Did the "death knell doctrine" require plaintiff to immediately appeal the sustaining of a demurer as to class claims when the ruling resolved both individual and class claims, or did the one final judgment rule apply and require a single appeal from the subsequent entry of final judgment on all claims?In an unpublished opinion filed on October 20, 2009, the Court of Appeal (Second Appellate District, Division Seven) held that the notice of appeal was untimely:
An order denying class certification is appealable. (Linder v. Thrifty Oil Co. (2000) 23 Cal.4th 429, 435.) However, an order sustaining a demurrer without leave to amend “is ordinarily not appealable, since the order is not a final judgment.” (Alch v. Superior Court (2004) 122 Cal.App.4th 339, 359.)
An exception to the latter rule arises “in a class action if the legal effect of the order is ‘tantamount to a dismissal of the action as to all members of the class other than plaintiff,’ and if the order ‘has virtually demolished the action as a class action.’ [Citation.] California allows direct appeal of such a ‘death-knell’ order as a matter of state law policy.” (Alch v. Superior Court, supra, 122 Cal.App.4th at pp. 359-360.) “Since, in theory, the individual plaintiff’s action can go forward, the death knell doctrine fits comfortably into the exception to the ‘one final judgment’ rule that arises when parties have separate and distinct interests; when this is true, there can be a final and appealable judgment for each such party. [Citation.]” (Farwell v. Sunset Mesa Property Owners Assn., Inc. (2008) 163 Cal.App.4th 1545, 1547.)

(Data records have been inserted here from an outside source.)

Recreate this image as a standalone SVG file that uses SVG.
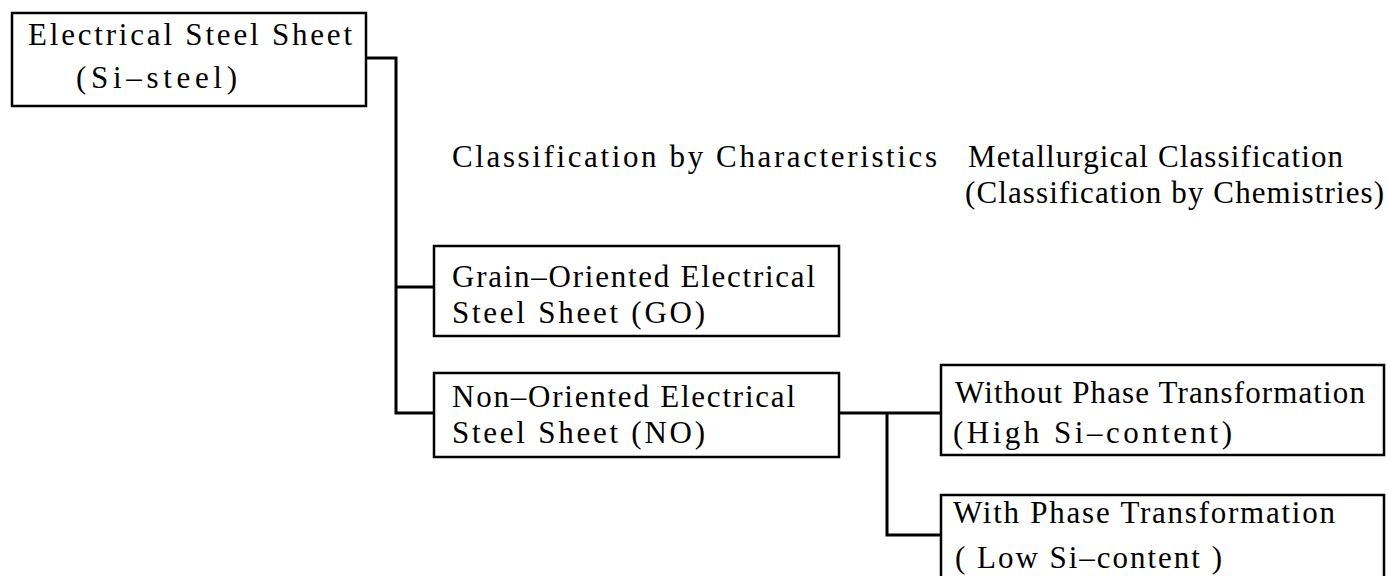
<svg xmlns="http://www.w3.org/2000/svg" width="1387" height="576" viewBox="0 0 1387 576">
<style>
.box{fill:#fff;stroke:#000;stroke-width:2.5}
.con{fill:none;stroke:#000;stroke-width:3}
text{font-family:"Liberation Serif","Times New Roman",serif;font-size:31px;fill:#000}
</style>
<rect width="1387" height="576" fill="#fff"/>
<g id="connectors">
<polyline class="con" points="366,58 396,58 396,413 434,413"/>
<line class="con" x1="396" y1="287" x2="434" y2="287"/>
<line class="con" x1="839" y1="413" x2="941" y2="413"/>
<polyline class="con" points="887,413 887,535 941,535"/>
</g>
<g id="n-root">
<rect class="box" x="12" y="13" width="354" height="93"/>
<text x="28" y="45" textLength="324" lengthAdjust="spacing">Electrical Steel Sheet</text>
<text x="76" y="88" textLength="161" lengthAdjust="spacing">(Si–steel)</text>
</g>
<g id="label-char">
<text x="452" y="167" textLength="485" lengthAdjust="spacing">Classification by Characteristics</text>
</g>
<g id="label-metal">
<text x="968" y="167" textLength="375" lengthAdjust="spacing">Metallurgical Classification</text>
<text x="965" y="203" textLength="419" lengthAdjust="spacing">(Classification by Chemistries)</text>
</g>
<g id="n-go">
<rect class="box" x="434" y="246" width="405" height="90"/>
<text x="452" y="287" textLength="363" lengthAdjust="spacing">Grain–Oriented Electrical</text>
<text x="452" y="323" textLength="253" lengthAdjust="spacing">Steel Sheet (GO)</text>
</g>
<g id="n-no">
<rect class="box" x="434" y="373" width="405" height="84"/>
<text x="452" y="407" textLength="343" lengthAdjust="spacing">Non–Oriented Electrical</text>
<text x="452" y="443" textLength="253" lengthAdjust="spacing">Steel Sheet (NO)</text>
</g>
<g id="n-without">
<rect class="box" x="941" y="365" width="443" height="90"/>
<text x="955" y="403" textLength="410" lengthAdjust="spacing">Without Phase Transformation</text>
<text x="953" y="443" textLength="279" lengthAdjust="spacing">(High Si–content)</text>
</g>
<g id="n-with">
<rect class="box" x="941" y="495" width="443" height="90"/>
<text x="953" y="523" textLength="382" lengthAdjust="spacing">With Phase Transformation</text>
<text x="955" y="568" textLength="267" lengthAdjust="spacing">( Low Si–content )</text>
</g>
</svg>
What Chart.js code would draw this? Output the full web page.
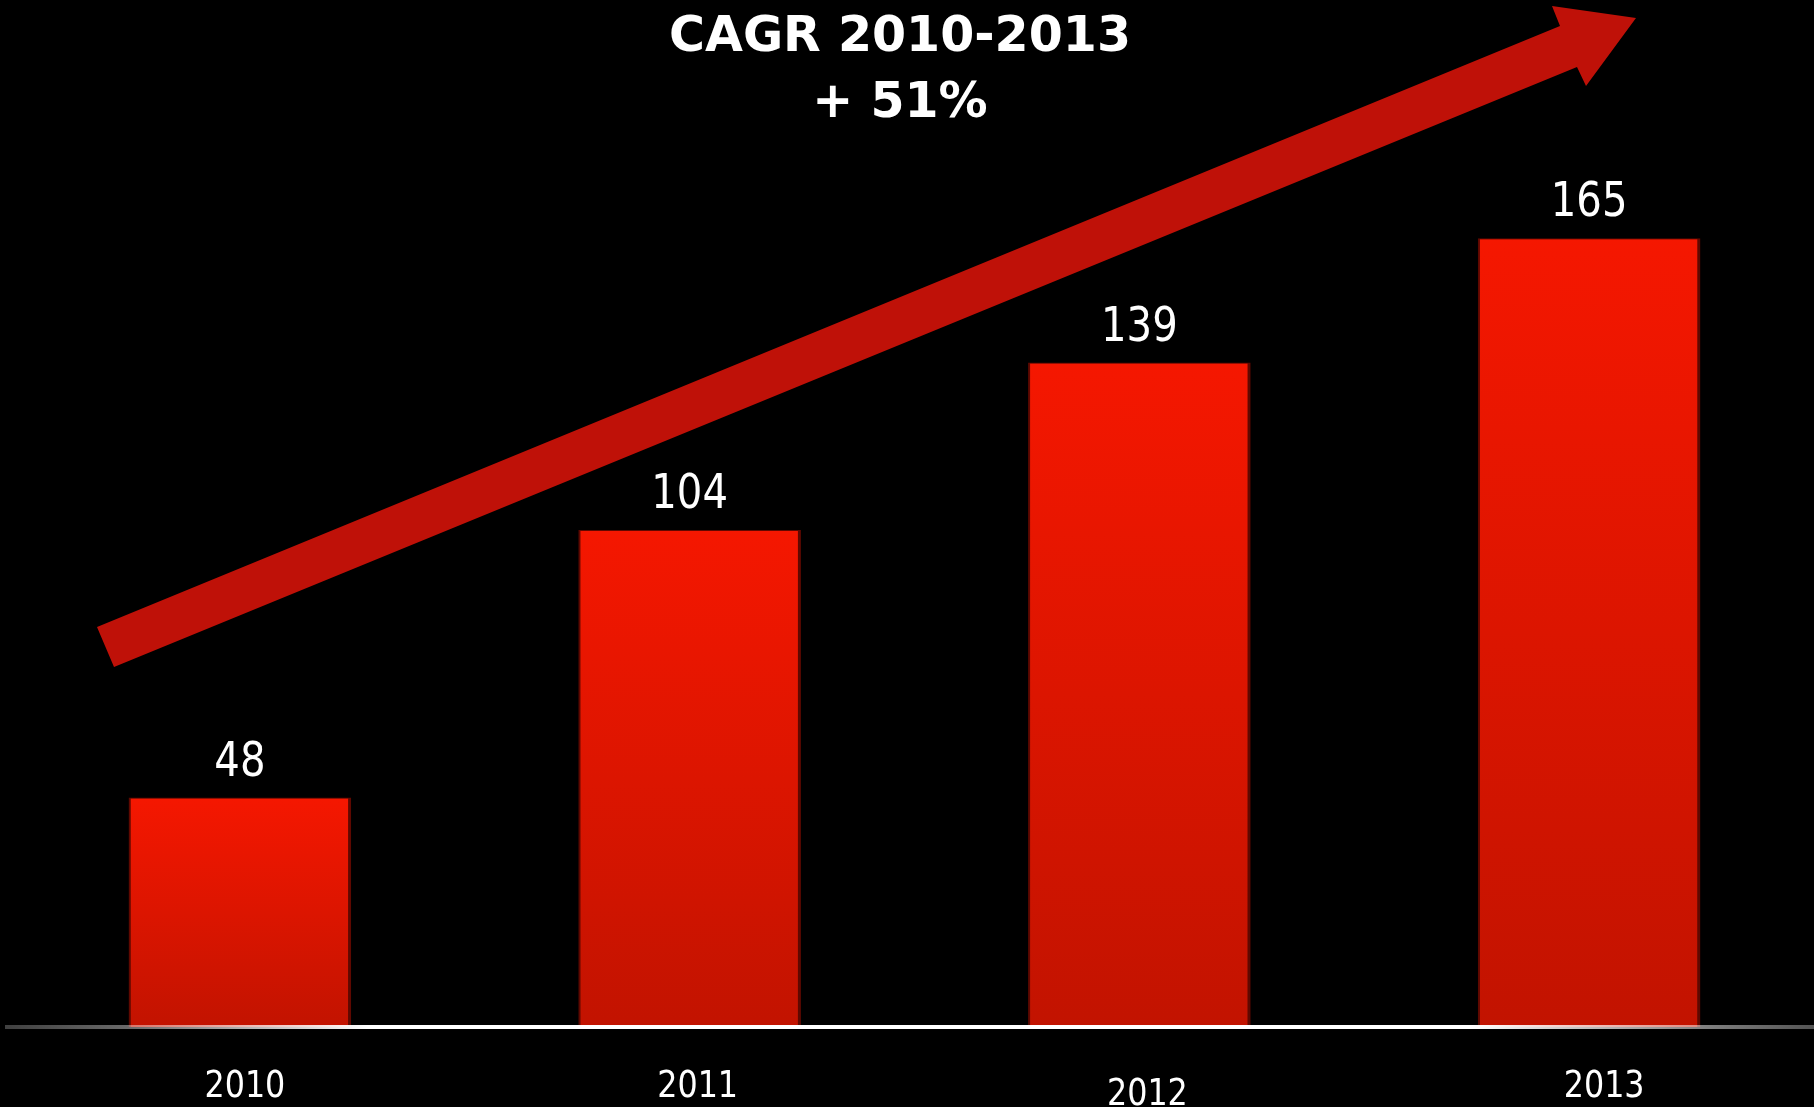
<!DOCTYPE html>
<html>
<head>
<meta charset="utf-8">
<script src="https://cdn.jsdelivr.net/npm/chart.js@4/dist/chart.umd.min.js"></script>
<style>
  html, body { margin: 0; padding: 0; background: #000; }
  #wrap { width: 1814px; height: 1107px; }
</style>
</head>
<body>
<div id="wrap"><canvas id="growth" width="1814" height="1107"></canvas></div>
<script>
(function () {
  'use strict';

  var YEARS   = ['2010', '2011', '2012', '2013'];
  var VALUES  = [48, 104, 139, 165];
  var HEADING = ['CAGR 2010-2013', '+ 51%'];
  var Y_MAX   = 200;

  var NUM_FONT  = "48px 'DejaVu Sans Condensed', 'DejaVu Sans', sans-serif";
  var TICK_FONT = "38px 'DejaVu Sans Condensed', 'DejaVu Sans', sans-serif";
  var HEAD_FONT = "bold 49px 'DejaVu Sans', sans-serif";

  // scriptable so each bar keeps its own options object
  function barFill(c) { return '#dc1400'; }

  // narrow text: draw with a small horizontal squeeze
  function squeezed(ctx, text, x, y, sx) {
    ctx.save();
    ctx.translate(x, y);
    ctx.scale(sx, 1);
    ctx.fillText(text, 0, 0);
    ctx.restore();
  }

  var backdrop = {
    id: 'backdrop',
    beforeDraw: function (chart) {
      var ctx = chart.ctx;
      ctx.save();
      ctx.fillStyle = '#000';
      ctx.fillRect(0, 0, chart.width, chart.height);
      ctx.restore();
    }
  };

  // the rising trend arrow above the bars
  var trendArrow = {
    id: 'trendArrow',
    beforeDatasetsDraw: function (chart) {
      var ctx = chart.ctx;
      ctx.save();
      ctx.fillStyle = '#bf1108';
      ctx.beginPath();
      ctx.moveTo(97, 627);
      ctx.lineTo(1560, 26);
      ctx.lineTo(1552, 6);
      ctx.lineTo(1636, 18);
      ctx.lineTo(1586, 86);
      ctx.lineTo(1577, 67);
      ctx.lineTo(114, 667);
      ctx.closePath();
      ctx.fill();
      ctx.restore();

      // vertical shading on each bar, top bright to bottom dark
      chart.getDatasetMeta(0).data.forEach(function (bar) {
        if (!isFinite(bar.y) || !isFinite(bar.base)) return;
        var g = ctx.createLinearGradient(0, bar.y, 0, bar.base);
        g.addColorStop(0, '#f51700');
        g.addColorStop(0.5, '#dc1500');
        g.addColorStop(1, '#c21300');
        bar.options.backgroundColor = g;
      });
    }
  };

  var annotate = {
    id: 'annotate',
    afterDatasetsDraw: function (chart) {
      var ctx = chart.ctx;
      var bars = chart.getDatasetMeta(0).data;

      // baseline, fading out towards both ends
      var base = chart.scales.y.getPixelForValue(0);
      var lg = ctx.createLinearGradient(5, 0, chart.width, 0);
      lg.addColorStop(0, 'rgba(255,255,255,0.25)');
      lg.addColorStop(0.07, 'rgba(255,255,255,0.42)');
      lg.addColorStop(0.2, 'rgba(255,255,255,1)');
      lg.addColorStop(0.81, 'rgba(255,255,255,1)');
      lg.addColorStop(0.94, 'rgba(255,255,255,0.5)');
      lg.addColorStop(1, 'rgba(255,255,255,0.33)');
      ctx.save();
      ctx.fillStyle = lg;
      ctx.fillRect(5, base - 2, chart.width - 5, 4);
      ctx.restore();

      ctx.save();
      ctx.fillStyle = '#fff';
      ctx.textAlign = 'center';
      ctx.textBaseline = 'alphabetic';

      // value above each bar
      ctx.font = NUM_FONT;
      bars.forEach(function (bar, i) {
        squeezed(ctx, String(VALUES[i]), bar.x, bar.y - 22, 0.93);
      });

      // year under each bar
      ctx.font = TICK_FONT;
      var drop = [0, 0, 8, 0];
      var nudge = [5, 8, 8, 15];
      bars.forEach(function (bar, i) {
        squeezed(ctx, YEARS[i], bar.x + nudge[i], 1097 + drop[i], 0.93);
      });

      // heading
      ctx.font = HEAD_FONT;
      HEADING.forEach(function (line, i) {
        ctx.fillText(line, 900, 51 + i * 66);
      });
      ctx.restore();
    }
  };

  new Chart(document.getElementById('growth'), {
    type: 'bar',
    data: {
      labels: YEARS,
      datasets: [{
        data: VALUES,
        backgroundColor: barFill,
        borderColor: 'rgba(135,12,0,0.7)',
        borderWidth: { top: 1, left: 2, right: 3, bottom: 0 },
        borderSkipped: false,
        barPercentage: 0.495,
        categoryPercentage: 1
      }]
    },
    options: {
      responsive: false,
      animation: false,
      layout: { padding: { left: 15, right: 0, top: 71, bottom: 80 } },
      plugins: {
        legend: { display: false },
        tooltip: { enabled: false }
      },
      scales: {
        x: { display: false },
        y: { display: false, min: 0, max: Y_MAX }
      }
    },
    plugins: [backdrop, trendArrow, annotate]
  });
})();
</script>
</body>
</html>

An exception to the rule regarding the appealability of an order sustaining a demurrer without leave to amend has been applied where, as here, the trial court sustains a demurrer without leave to amend as to both the class action allegations and the individual causes of action. (See, e.g., Los Altos Golf & Country Club v. County of Santa Clara (2008) 165 Cal.App.4th 198, 202.) We are reluctant to carve out exceptions to the rule and thus introduce an element of uncertainty into what has otherwise been the established rule. Would the exception apply only where, as here, a single order sustains the demurrer without leave to amend as to both the class and individual claims? Would it apply where separate orders address the class and individual claims? A bright-line rule would eliminate any uncertainty. Accordingly, we adhere to the rule that “in a class action if the legal effect of the order is ‘tantamount to a dismissal of the action as to all members of the class other than plaintiff,’ and if the order ‘has virtually demolished the action as a class action,’” the order is immediately appealable. (Alch v. Superior Court, supra, 122 Cal.App.4th at pp. 359-360.)
Since the April 27, 2007 order sustaining Bayer’s demurrer to Shaw’s class claims was immediately appealable, Shaw’s December 20, 2007 notice of appeal was untimely as to these claims. We therefore affirm the judgment dismissing the class claims.
Slip op. at 8-9. I haven't seen the briefs, but it appears that review was granted to address the split in authority with the Los Altos case.
Baycol has been added to my list of pending Supreme Court cases of interest to attorneys practicing in this area.